SINGAPORE -- Yahoo co-founder Jerry Yang is on the hunt for unusual investments, including space exploration and longevity, where he sees the highest potential for growth.
"We are trying to branch out into areas where normal venture capital would not think of," Yang said on Jan. 17 at the Nikkei Forum "Innovative Asia" here. "We have efforts in space exploration and using space as the next frontier."
Through his fund AME Cloud Ventures, Yang has invested in startups such as Accion Systems, a U.S. company that develops advanced satellite propulsion systems.
Founded in 2014 by two MIT engineers, Accion produces small ion thrusters designed to increase the life span and mobility of satellites and other vehicles in space. Besides Yang's AME Cloud, its other investors include aerospace giant Boeing.
Extending the healthy human life span is another area that draws his interest.
There is little evidence to suggest that older people today are experiencing their later years in better health than their parents, the World Health Organization says.The U.N. agency warns of negative implications for the elderly and for society if these added years are "dominated by declines in physical and mental capacity."
Yang wants to change that. His venture capital fund invests heavily in health-related startups such as cell therapy company Berkeley Lights.
"The primary purpose is not to invest just to make money," Yang said. "We invest so that the next generation can find a way to impact and change the world."
Berkeley Lights, a startup launched in 2011, announced a collaboration earlier this month with the University of Pennsylvania’s Perelman School of Medicine to work on cell immunotherapy, which involves cancer treatments that strengthen the body's natural defenses.
In early 2018, it entered into an exclusive Japanese sales agreement with camera and optical equipment maker Nikon for Beacon, a multipurpose platform for cell research and development.
In the Asian startup scene, the Yahoo co-founder sees investment potential in logistics.
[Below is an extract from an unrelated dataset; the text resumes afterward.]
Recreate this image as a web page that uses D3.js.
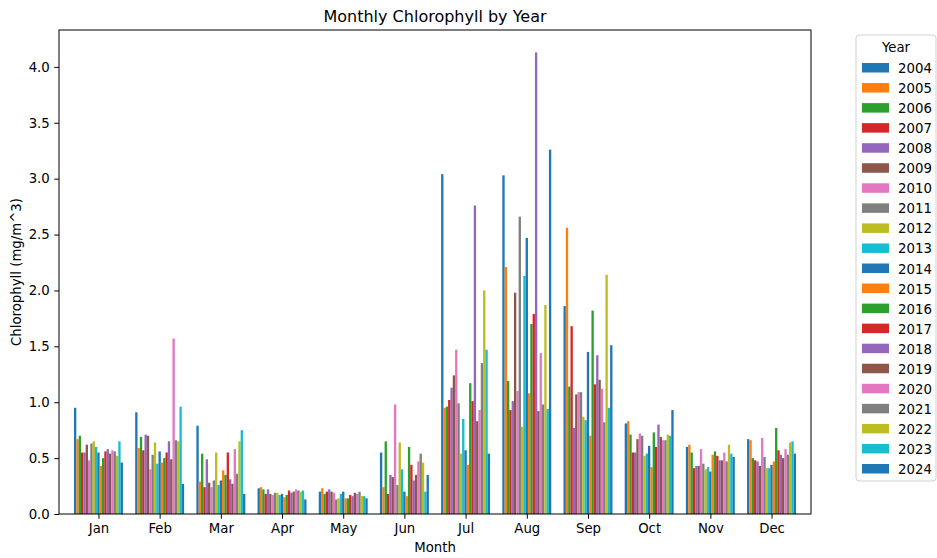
<!DOCTYPE html>
<html>
<head>
<meta charset="utf-8">
<script src="https://cdn.jsdelivr.net/npm/d3@7"></script>
<style>
  body { margin: 0; background: #fff; }
  svg { font-family: "DejaVu Sans", sans-serif; }
</style>
</head>
<body>
<svg id="chart" width="937" height="558"></svg>
<script>
// months and years
const months = ["Jan","Feb","Mar","Apr","May","Jun","Jul","Aug","Sep","Oct","Nov","Dec"];
const years = d3.range(2004, 2025);
const yTicks = [0, 0.5, 1.0, 1.5, 2.0, 2.5, 3.0, 3.5, 4.0];

// chlorophyll per month, one entry per year 2004..2024
const jan = [0.95,0.67,0.70,0.55,0.55,0.62,0.48,0.63,0.65,0.60,0.55,0.43,0.50,0.56,0.58,0.54,0.57,0.56,0.52,0.65,0.46];
const feb = [0.91,0.59,0.69,0.57,0.71,0.70,0.40,0.53,0.64,0.45,0.56,0.46,0.50,0.55,0.65,0.49,1.57,0.66,0.65,0.96,0.27];
const mar = [0.79,0.29,0.54,0.24,0.49,0.28,0.24,0.30,0.55,0.26,0.30,0.39,0.35,0.55,0.31,0.27,0.58,0.36,0.65,0.75,0.18];
const apr = [0.23,0.24,0.22,0.18,0.22,0.18,0.17,0.19,0.19,0.17,0.18,0.15,0.17,0.21,0.19,0.20,0.22,0.21,0.20,0.21,0.13];
const may = [0.20,0.23,0.18,0.20,0.22,0.20,0.19,0.13,0.14,0.18,0.20,0.14,0.14,0.17,0.16,0.19,0.18,0.20,0.16,0.16,0.14];
const jun = [0.55,0.24,0.65,0.18,0.35,0.33,0.98,0.26,0.64,0.40,0.20,0.16,0.60,0.44,0.30,0.35,0.47,0.54,0.46,0.20,0.35];
const jul = [3.04,0.95,0.96,1.02,1.13,1.24,1.47,0.99,0.54,0.85,0.57,0.44,1.17,1.01,2.76,0.83,0.93,1.35,2.00,1.47,0.54];
const aug = [3.03,2.21,1.19,0.93,1.01,1.98,1.10,2.66,0.78,2.13,2.47,1.08,1.70,1.79,4.13,0.92,1.44,0.98,1.87,0.94,3.26];
const sep = [1.86,2.56,1.14,1.68,0.77,1.07,1.09,1.09,0.87,0.84,1.45,0.70,1.82,1.16,1.42,1.20,1.12,0.82,2.14,0.95,1.51];
const oct = [0.81,0.83,0.71,0.55,0.55,0.67,0.72,0.70,0.52,0.54,0.61,0.42,0.73,0.60,0.80,0.69,0.66,0.66,0.71,0.70,0.93];
const nov = [0.60,0.62,0.55,0.41,0.43,0.43,0.58,0.45,0.40,0.42,0.38,0.53,0.56,0.52,0.48,0.48,0.55,0.47,0.62,0.54,0.51];
const dec = [0.67,0.66,0.50,0.48,0.47,0.43,0.68,0.51,0.41,0.41,0.44,0.47,0.77,0.57,0.53,0.50,0.58,0.53,0.64,0.65,0.54];
const monthValues = [jan,feb,mar,apr,may,jun,jul,aug,sep,oct,nov,dec];

const colors = ["#1f77b4","#ff7f0e","#2ca02c","#d62728","#9467bd","#8c564b","#e377c2","#7f7f7f","#bcbd22","#17becf"];

let svg = d3.select("#chart");
let plotLeft = 59, plotRight = 811, plotTop = 30, plotBottom = 514;
let fs = "13.3px";

let x = d3.scaleLinear().domain([-0.645, 11.645]).range([plotLeft, plotRight]);
let y = d3.scaleLinear().domain([0, 4.33]).range([plotBottom, plotTop]);
let barW = 0.8 / years.length;

// bars
let bars = [];
monthValues.forEach(function(vals, m) {
    vals.forEach(function(v, i) { bars.push({m: m, i: i, v: v}); });
});

svg.append("g").selectAll("rect")
    .data(bars)
    .enter()
    .append("rect")
        .attr("x", function(d) { return x(d.m - 0.4 + d.i * barW); })
        .attr("y", function(d) { return y(d.v); })
        .attr("width", x(barW) - x(0))
        .attr("height", function(d) { return plotBottom - y(d.v); })
        .style("fill", function(d) { return colors[d.i % 10]; });

// axes
let xAxis = svg.append("g")
    .attr("transform", "translate(0," + plotBottom + ")")
    .call(d3.axisBottom(x).tickValues(d3.range(12)).tickFormat(function(d) { return months[d]; })
        .tickSizeOuter(0).tickSize(4.7).tickPadding(4.5));
let yAxis = svg.append("g")
    .attr("transform", "translate(" + plotLeft + ",0)")
    .call(d3.axisLeft(y).tickValues(yTicks).tickFormat(d3.format(".1f"))
        .tickSizeOuter(0).tickSize(4.7).tickPadding(4.5));
[xAxis, yAxis].forEach(function(a) {
    a.select(".domain").remove();
    a.selectAll("text").attr("font-size", fs).attr("fill", "#000")
        .attr("font-family", "DejaVu Sans, sans-serif");
    a.selectAll("line").attr("stroke", "#000").attr("stroke-width", 1);
});

// frame
svg.append("rect")
    .attr("x", plotLeft).attr("y", plotTop)
    .attr("width", plotRight - plotLeft).attr("height", plotBottom - plotTop)
    .attr("fill", "none").attr("stroke", "#000").attr("stroke-width", 1);

// titles
svg.append("text")
    .attr("x", (plotLeft + plotRight) / 2).attr("y", 22)
    .attr("text-anchor", "middle").attr("font-size", "16px")
    .text("Monthly Chlorophyll by Year");
svg.append("text")
    .attr("x", (plotLeft + plotRight) / 2).attr("y", 552)
    .attr("text-anchor", "middle").attr("font-size", fs)
    .text("Month");
svg.append("text")
    .attr("transform", "rotate(-90)")
    .attr("x", -(plotTop + plotBottom) / 2).attr("y", 21)
    .attr("text-anchor", "middle").attr("font-size", fs)
    .text("Chlorophyll (mg/m^3)");

// legend
let lg = svg.append("g");
lg.append("rect")
    .attr("x", 856).attr("y", 35).attr("width", 80).attr("height", 446)
    .attr("rx", 3).attr("fill", "#fff").attr("stroke", "#d0d0d0").attr("stroke-width", 1);
lg.append("text")
    .attr("x", 896).attr("y", 52)
    .attr("text-anchor", "middle").attr("font-size", fs)
    .text("Year");
let ly = d3.scaleLinear().domain([0, 20]).range([68, 469]);
let items = lg.selectAll(".item")
    .data(years)
    .enter()
    .append("g")
        .attr("transform", function(d, i) { return "translate(0," + ly(i) + ")"; });
items.append("rect")
    .attr("x", 862).attr("y", -5).attr("width", 27).attr("height", 9.5)
    .style("fill", function(d, i) { return colors[i % 10]; });
items.append("text")
    .attr("x", 898).attr("y", 5)
    .attr("font-size", fs)
    .text(function(d) { return d; });
</script>
</body>
</html>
With the sector not fully developed in Southeast Asia, Yang said greater efficiencies created from new technologies could make the next generation of logistics "very interesting."
"The technology today is way better than 20 years ago," he said. "Adopting these new technologies in the current society may mean much more rapid growth for the region."
Speaking to the Nikkei Asian Review, Yang cautioned young entrepreneurs that more money and more resources don't ensure success.
"The chance of becoming successful remains the same, because although it is now easier to become [an entrepreneur], there is also more competition," he said.
To improve their chance of success, startups should "find a way to differentiate" themselves, Yang said.